Oh, yeah, and we just discovered a couple of days ago that she is pregnant which is really pushing up these issues. It seems isolated recovery work is fine until such an event demands the relationship find united ground.
Wow! Congratulations! But yes - that's a huge life changing event that requires some changes in a marriage.

My EH&S so far. It's been one year of sobriety for my husband. He was divorcing me (again) which started in September. Now he wants to stop that process and re-think it all. We've been living separately since January.

"Isolated recovery work" is what we have had the entire year he's been sober and in AA. I would go as far as to say its been "judgmental recovery work"...him in regards to Al-Anon and me questioning if he is learning anything in AA. We rarely talked about anything regarding our own experiences, and I do believe it was isolating and damaging to our relationship. But we needed to find some way to stay hands-off the others recovery processes, and for a while this approach seemed to be working.

This time around - looking at what we both want and need, I've come to the conclusion that the isolation that served us well in the first year isn't going to cut it in the second year. I offered up to him the opportunity to go to marriage counseling or we - as smart literate people ourselves - can begin to work through our issues together, using recovery tools and literature. This was just a few days ago so I have no idea if it'll be successful...more to be revealed on that...

There are lots of great books out there integrating emotional sobriety skills with physical sobriety skills...and many on successful marriage/communication/etc. skills. Instead of $150 an hour for a person to teach us and mediate the sharing, I am going to try the books first. $150 will buy a boatload of books! But it means being acutely aware of our patterns, and being understanding and compassionate toward each other, and lastly but in my mind most importantly, having forgiveness. Leave the past in the past. Talk about it in past terms and only address what may be relevant (like patterns) while leaving the emotions and old wounds there. Keep the focus on today and tomorrow. And always stay on our own side of the street.
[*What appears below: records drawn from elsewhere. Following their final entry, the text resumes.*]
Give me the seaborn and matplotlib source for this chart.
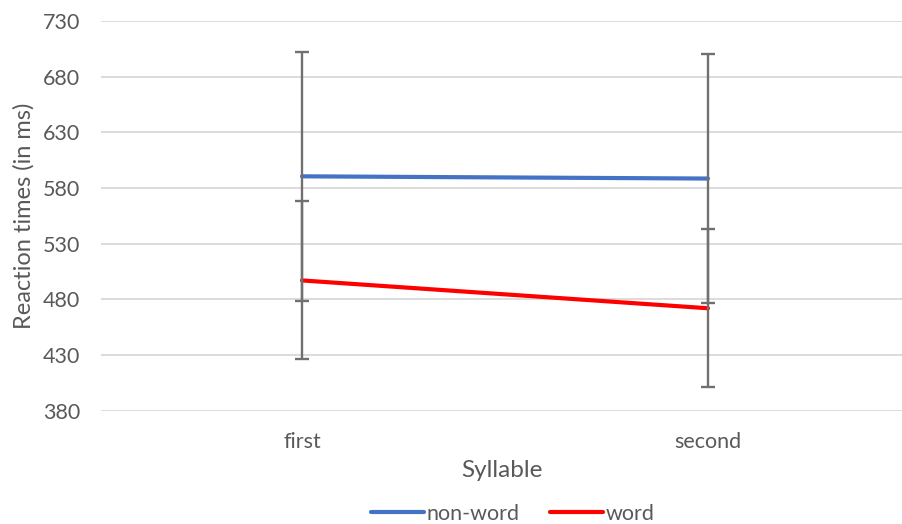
import pandas as pd
import numpy as np
import matplotlib
matplotlib.use('Agg')
import matplotlib.pyplot as plt
import seaborn as sns

# Data
syllables = ['first', 'second']
nonword_rt = [590.5, 588.5]
nonword_err = [112, 112]
word_rt = [497, 472]
word_err = [71, 71]

df = pd.DataFrame({
    'Syllable': syllables * 2,
    'RT': nonword_rt + word_rt,
    'Condition': ['non-word'] * 2 + ['word'] * 2,
})

sns.set_style('white')
plt.rcParams['font.family'] = ['Lato', 'DejaVu Sans']
text_col = '#595959'

fig = plt.figure(figsize=(9.03, 5.24), dpi=100)
ax = fig.add_axes([101 / 903, 1 - 410.7 / 524, 802 / 903, (410.7 - 21) / 524])

palette = {'non-word': '#4472C4', 'word': '#FF0000'}
sns.lineplot(data=df, x='Syllable', y='RT', hue='Condition', palette=palette,
             linewidth=3, ax=ax, sort=False)

xpos = np.arange(len(syllables))
ax.errorbar(xpos, nonword_rt, yerr=nonword_err, fmt='none', ecolor='#707070',
            elinewidth=1.7, capsize=5, capthick=1.7, zorder=5)
ax.errorbar(xpos, word_rt, yerr=word_err, fmt='none', ecolor='#707070',
            elinewidth=1.7, capsize=5, capthick=1.7, zorder=5)

ax.set_ylim(380, 730)
ax.set_yticks(np.arange(380, 731, 50))
ax.set_xlim(-(302 - 101) / 406, (903 - 302) / 406)
ax.yaxis.grid(True, color='#D9D9D9', linewidth=1.3)
ax.set_axisbelow(True)
for s in ax.spines.values():
    s.set_visible(False)
ax.tick_params(axis='both', length=0, labelsize=15.5, labelcolor=text_col)
ax.tick_params(axis='y', pad=15)
ax.tick_params(axis='x', pad=15)

ax.set_xlabel('Syllable', fontsize=17.5, color=text_col, labelpad=6)
ax.set_ylabel('Reaction times (in ms)', fontsize=17, color=text_col, labelpad=6)

ax.get_legend().remove()
handles, labels = ax.get_legend_handles_labels()
leg = fig.legend(handles, labels, loc='center',
                 bbox_to_anchor=(513 / 903, 1 - 514 / 524),
                 ncol=2, frameon=False, fontsize=15.5, handlelength=2.45,
                 handletextpad=0.15, columnspacing=1.4)
for t in leg.get_texts():
    t.set_color(text_col)

plt.savefig('out.png', dpi=100)
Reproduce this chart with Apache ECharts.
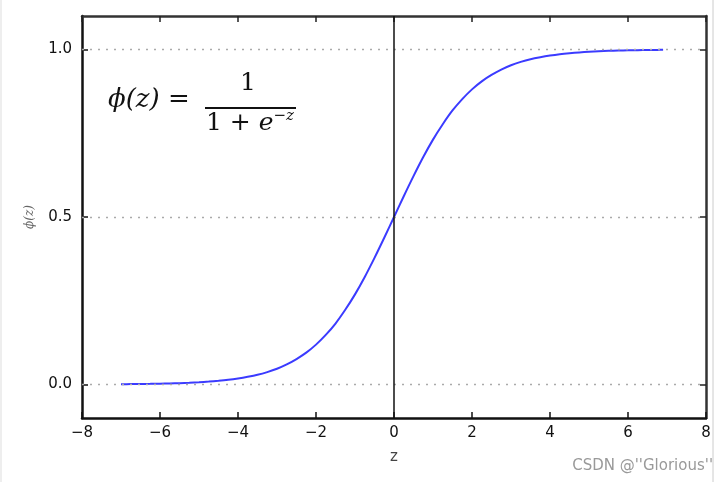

And our own personal needs in regards to our respective programs are the priority, everything else falls behind that need.

Again, I don't know if this will be successful, but I do believe it is worth a try. Heck, I have nothing to lose at this point, right? And we are taking it one day at a time. We have the rest of our lives to be married - there is no rush.

Having a baby doesn't mean you have to become a super couple...take it one day at a time. And again, congrats!